Fakt ist aber, daß eine abgeklebte Smartphone-Kamera tatsächlich radioaktive Zerfälle nachweisen kann. Ich habe gestern mal einen ersten Test mit ca. 40 MBq Iod-131 gemacht und siehe da: tatsächlich sieht man einzelne kleine weiße "Pixelblitze" auf dem Handydisplay, wenn die Kamerafunktion aktiv ist. Der Hintergrund ist logischerweise schwarz, da die Kamera für den Versuch abgedeckt werden muß, denn auf einem normalen "Foto" würde man diese kleinen Bildstörungen sicherlich übersehen.
Auf dem schwarzen Hintergrund sieht man aber tatswächlich und reproduzierbar das feine "Schneegestöber", wenn die radioaktive Quelle anwesend ist, und es verschwindet, wenn die Quelle weg ist.
Man muß sich da nur über die Empfindlichkeit und über die Genauigkeit klar sein.
40 MBq Iod-131 sind für eine sinnvolle medizinische Anwendung (Radioiodtherapie, Schilddrüsenerkrankungen) sehr wenig, hier wird üblicherweise mit 10-20 fachen Mengen gearbeitet, bei Krebserkrankungen eher bis 200fach (5-10 GBq).
Dennoch sind diese 40 MBq verglichen mit natürlicher Radioaktivität eine abstrus hohe Menge, die einem in freier Natur nirgendwo begegnen wird, und diese 40 MBq reichen gerade aus um zu sehen "da passiert überhaupt etwas".
Zudem kommt, daß die Handykamera prinzipiell erstmal nur eine Zählrate meßbar macht. Mir ist nicht klar, wie die Kamera die Strahlungsenergie feststellen soll, vermutlich geht das nicht. Das heißt, eine direkte Umrechnung in eine Dosisleistung (mGy/h oder gar mSv/h) ist nicht ohne weiteres zulässig - das Handy weiß ja nicht, WAS da strahlt, es erkennt lediglich, daß überhaupt Strahlung da ist.

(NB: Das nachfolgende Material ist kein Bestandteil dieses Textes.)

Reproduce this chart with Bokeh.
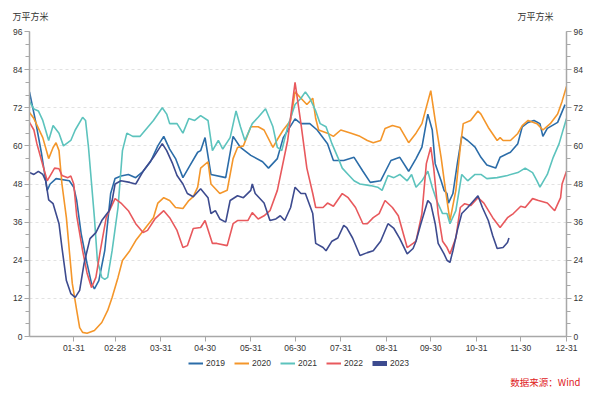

Das Bild aus dem Artikel "Handy bei 10 Sv/h" ist zugegeben im Labor sehr eindrucksvoll. Nur kommen solche Ortsdosisleistungen in der Natur zum Glück nicht vor. Und da wo sie sind, hält sich keiner freiwillig auf, da eine einzeitige Ganzkörperbestrahlung von bereits 7 Sv zum sicheren Tod eines Menschen führt.
Das heißt, die Aussage "die App ist für Pilzesucher und Hobbygeologen interessant" ist natürlich Unsinn. In diesem Empfindlichkeitsbereich dürfte die Handykamera nicht kommen, wir reden hier ja im Regelfall nur von ein paar Bq oder allenfalls kBq, 5-6 Zehnerpotenzen unter meinem ersten Versuch mit den 40 MBq. Und wenn irgendwo Pilze ein paar kBq Radioaktivität enthalten, erfährt das Lieschen Müller sofort aus der Bildzeitung, die dann schon von "hochgradiger radioaktiver Verstrahlung" o.ä. spricht - man braucht also kein Smartphone (doch, vielleicht den Webbrowser um die Bild zu lesen

).
Grundsätzlich und prinzipiell gehen tut es also, nur isses in der Praxis sicherlich zu unempfindlich, vor allem in dem Bereich, in dem dem "Normalbürger" Radioaktivität in der Umgebung begegnen wird. Einrichtungen, in denen mit radioaktiven Substanzen gearbeitet wird, mal ausgenommen. Die Radioiodkapsel liegt ja schließlich nicht irgendwo im Wald herum, und im Altbergbau zum Glück auch nicht.
Glück auf
Thomas
PS. am Montag mache ich nochmal nen Test im GBq-Bereich, wenn dabei ein schönes "Bild" herauskommen sollte, stelle ich das hier ein.